What to do: Take the material below and retype it in full; pictures are left out.

Provided material:
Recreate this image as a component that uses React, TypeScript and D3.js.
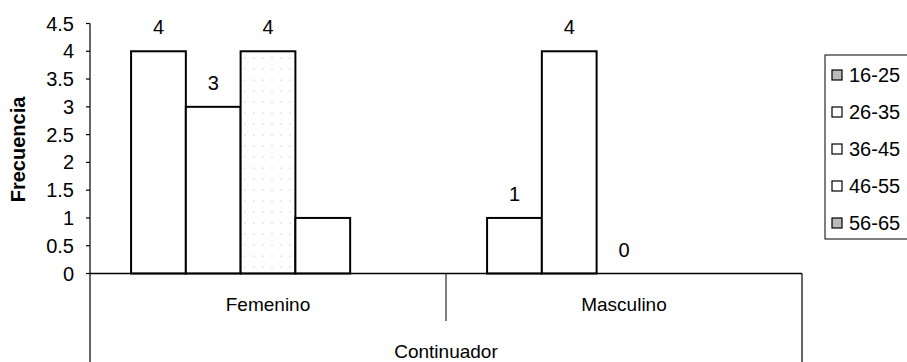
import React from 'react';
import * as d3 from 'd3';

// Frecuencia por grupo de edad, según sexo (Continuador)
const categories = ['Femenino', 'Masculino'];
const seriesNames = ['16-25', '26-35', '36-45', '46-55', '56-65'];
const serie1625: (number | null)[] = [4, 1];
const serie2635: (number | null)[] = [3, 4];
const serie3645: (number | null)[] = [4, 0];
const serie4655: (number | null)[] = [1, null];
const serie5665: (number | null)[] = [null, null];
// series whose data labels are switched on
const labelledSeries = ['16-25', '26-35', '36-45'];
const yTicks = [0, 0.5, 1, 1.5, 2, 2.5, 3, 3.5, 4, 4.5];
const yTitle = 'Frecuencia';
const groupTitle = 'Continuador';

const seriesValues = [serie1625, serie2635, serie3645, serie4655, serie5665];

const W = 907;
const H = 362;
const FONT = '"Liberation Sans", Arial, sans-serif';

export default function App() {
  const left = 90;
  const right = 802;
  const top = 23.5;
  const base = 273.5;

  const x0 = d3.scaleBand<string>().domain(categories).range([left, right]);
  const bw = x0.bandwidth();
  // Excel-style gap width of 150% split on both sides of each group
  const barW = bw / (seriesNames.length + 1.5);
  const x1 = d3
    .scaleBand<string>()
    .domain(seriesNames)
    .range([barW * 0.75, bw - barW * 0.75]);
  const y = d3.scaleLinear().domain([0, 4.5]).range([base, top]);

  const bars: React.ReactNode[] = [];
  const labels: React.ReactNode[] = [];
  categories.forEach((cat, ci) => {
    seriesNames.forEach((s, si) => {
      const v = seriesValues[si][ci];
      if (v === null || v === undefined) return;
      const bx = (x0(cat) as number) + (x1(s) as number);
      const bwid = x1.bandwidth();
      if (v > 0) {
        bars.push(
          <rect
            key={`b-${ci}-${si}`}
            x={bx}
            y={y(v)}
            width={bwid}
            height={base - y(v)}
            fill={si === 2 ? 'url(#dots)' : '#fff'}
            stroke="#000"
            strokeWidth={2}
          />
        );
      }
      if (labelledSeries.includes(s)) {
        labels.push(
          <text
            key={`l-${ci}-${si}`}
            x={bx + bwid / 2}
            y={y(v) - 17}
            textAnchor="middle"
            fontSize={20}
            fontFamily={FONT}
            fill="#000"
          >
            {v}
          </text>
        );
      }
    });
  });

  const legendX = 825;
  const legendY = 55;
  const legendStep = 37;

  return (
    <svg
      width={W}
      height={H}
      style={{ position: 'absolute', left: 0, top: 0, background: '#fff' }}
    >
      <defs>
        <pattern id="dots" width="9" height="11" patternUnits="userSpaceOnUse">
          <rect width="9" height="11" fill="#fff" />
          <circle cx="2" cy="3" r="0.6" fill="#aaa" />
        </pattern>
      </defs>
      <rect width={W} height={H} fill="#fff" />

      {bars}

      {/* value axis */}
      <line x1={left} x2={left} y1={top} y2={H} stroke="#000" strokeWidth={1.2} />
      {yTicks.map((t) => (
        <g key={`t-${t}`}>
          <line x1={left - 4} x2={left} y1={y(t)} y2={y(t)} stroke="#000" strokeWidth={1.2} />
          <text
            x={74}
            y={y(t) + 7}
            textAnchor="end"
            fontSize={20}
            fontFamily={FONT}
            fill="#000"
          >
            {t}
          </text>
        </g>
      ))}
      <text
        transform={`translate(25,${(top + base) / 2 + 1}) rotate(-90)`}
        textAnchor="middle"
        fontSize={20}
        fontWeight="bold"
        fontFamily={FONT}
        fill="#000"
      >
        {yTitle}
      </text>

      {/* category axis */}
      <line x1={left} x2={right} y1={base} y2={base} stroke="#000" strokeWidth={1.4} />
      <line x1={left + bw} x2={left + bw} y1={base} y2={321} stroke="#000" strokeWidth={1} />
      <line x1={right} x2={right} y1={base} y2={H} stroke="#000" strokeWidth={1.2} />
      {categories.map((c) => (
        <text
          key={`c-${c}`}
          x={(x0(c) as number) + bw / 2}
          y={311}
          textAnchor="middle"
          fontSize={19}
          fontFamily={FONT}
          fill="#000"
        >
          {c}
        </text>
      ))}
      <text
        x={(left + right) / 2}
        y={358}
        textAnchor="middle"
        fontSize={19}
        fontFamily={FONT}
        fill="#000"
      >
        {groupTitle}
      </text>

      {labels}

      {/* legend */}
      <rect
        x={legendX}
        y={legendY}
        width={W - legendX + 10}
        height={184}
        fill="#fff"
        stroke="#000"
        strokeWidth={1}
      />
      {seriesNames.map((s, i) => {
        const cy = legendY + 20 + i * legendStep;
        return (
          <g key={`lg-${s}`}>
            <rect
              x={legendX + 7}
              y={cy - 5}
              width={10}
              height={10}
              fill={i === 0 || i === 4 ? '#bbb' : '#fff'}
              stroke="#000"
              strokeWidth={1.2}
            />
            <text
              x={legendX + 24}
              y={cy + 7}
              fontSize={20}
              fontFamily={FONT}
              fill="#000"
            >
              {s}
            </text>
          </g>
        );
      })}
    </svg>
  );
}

Task output:
Recreate this image as a component that uses React, TypeScript and D3.js.
import React from 'react';
import * as d3 from 'd3';

// Frecuencia por grupo de edad, según sexo (Continuador)
const categories = ['Femenino', 'Masculino'];
const seriesNames = ['16-25', '26-35', '36-45', '46-55', '56-65'];
const serie1625: (number | null)[] = [4, 1];
const serie2635: (number | null)[] = [3, 4];
const serie3645: (number | null)[] = [4, 0];
const serie4655: (number | null)[] = [1, null];
const serie5665: (number | null)[] = [null, null];
// series whose data labels are switched on
const labelledSeries = ['16-25', '26-35', '36-45'];
const yTicks = [0, 0.5, 1, 1.5, 2, 2.5, 3, 3.5, 4, 4.5];
const yTitle = 'Frecuencia';
const groupTitle = 'Continuador';

const seriesValues = [serie1625, serie2635, serie3645, serie4655, serie5665];

const W = 907;
const H = 362;
const FONT = '"Liberation Sans", Arial, sans-serif';

export default function App() {
  const left = 90;
  const right = 802;
  const top = 23.5;
  const base = 273.5;

  const x0 = d3.scaleBand<string>().domain(categories).range([left, right]);
  const bw = x0.bandwidth();
  // Excel-style gap width of 150% split on both sides of each group
  const barW = bw / (seriesNames.length + 1.5);
  const x1 = d3
    .scaleBand<string>()
    .domain(seriesNames)
    .range([barW * 0.75, bw - barW * 0.75]);
  const y = d3.scaleLinear().domain([0, 4.5]).range([base, top]);

  const bars: React.ReactNode[] = [];
  const labels: React.ReactNode[] = [];
  categories.forEach((cat, ci) => {
    seriesNames.forEach((s, si) => {
      const v = seriesValues[si][ci];
      if (v === null || v === undefined) return;
      const bx = (x0(cat) as number) + (x1(s) as number);
      const bwid = x1.bandwidth();
      if (v > 0) {
        bars.push(
          <rect
            key={`b-${ci}-${si}`}
            x={bx}
            y={y(v)}
            width={bwid}
            height={base - y(v)}
            fill={si === 2 ? 'url(#dots)' : '#fff'}
            stroke="#000"
            strokeWidth={2}
          />
        );
      }
      if (labelledSeries.includes(s)) {
        labels.push(
          <text
            key={`l-${ci}-${si}`}
            x={bx + bwid / 2}
            y={y(v) - 17}
            textAnchor="middle"
            fontSize={20}
            fontFamily={FONT}
            fill="#000"
          >
            {v}
          </text>
        );
      }
    });
  });

  const legendX = 825;
  const legendY = 55;
  const legendStep = 37;

  return (
    <svg
      width={W}
      height={H}
      style={{ position: 'absolute', left: 0, top: 0, background: '#fff' }}
    >
      <defs>
        <pattern id="dots" width="9" height="11" patternUnits="userSpaceOnUse">
          <rect width="9" height="11" fill="#fff" />
          <circle cx="2" cy="3" r="0.6" fill="#aaa" />
        </pattern>
      </defs>
      <rect width={W} height={H} fill="#fff" />

      {bars}

      {/* value axis */}
      <line x1={left} x2={left} y1={top} y2={H} stroke="#000" strokeWidth={1.2} />
      {yTicks.map((t) => (
        <g key={`t-${t}`}>
          <line x1={left - 4} x2={left} y1={y(t)} y2={y(t)} stroke="#000" strokeWidth={1.2} />
          <text
            x={74}
            y={y(t) + 7}
            textAnchor="end"
            fontSize={20}
            fontFamily={FONT}
            fill="#000"
          >
            {t}
          </text>
        </g>
      ))}
      <text
        transform={`translate(25,${(top + base) / 2 + 1}) rotate(-90)`}
        textAnchor="middle"
        fontSize={20}
        fontWeight="bold"
        fontFamily={FONT}
        fill="#000"
      >
        {yTitle}
      </text>

      {/* category axis */}
      <line x1={left} x2={right} y1={base} y2={base} stroke="#000" strokeWidth={1.4} />
      <line x1={left + bw} x2={left + bw} y1={base} y2={321} stroke="#000" strokeWidth={1} />
      <line x1={right} x2={right} y1={base} y2={H} stroke="#000" strokeWidth={1.2} />
      {categories.map((c) => (
        <text
          key={`c-${c}`}
          x={(x0(c) as number) + bw / 2}
          y={311}
          textAnchor="middle"
          fontSize={19}
          fontFamily={FONT}
          fill="#000"
        >
          {c}
        </text>
      ))}
      <text
        x={(left + right) / 2}
        y={358}
        textAnchor="middle"
        fontSize={19}
        fontFamily={FONT}
        fill="#000"
      >
        {groupTitle}
      </text>

      {labels}

      {/* legend */}
      <rect
        x={legendX}
        y={legendY}
        width={W - legendX + 10}
        height={184}
        fill="#fff"
        stroke="#000"
        strokeWidth={1}
      />
      {seriesNames.map((s, i) => {
        const cy = legendY + 20 + i * legendStep;
        return (
          <g key={`lg-${s}`}>
            <rect
              x={legendX + 7}
              y={cy - 5}
              width={10}
              height={10}
              fill={i === 0 || i === 4 ? '#bbb' : '#fff'}
              stroke="#000"
              strokeWidth={1.2}
            />
            <text
              x={legendX + 24}
              y={cy + 7}
              fontSize={20}
              fontFamily={FONT}
              fill="#000"
            >
              {s}
            </text>
          </g>
        );
      })}
    </svg>
  );
}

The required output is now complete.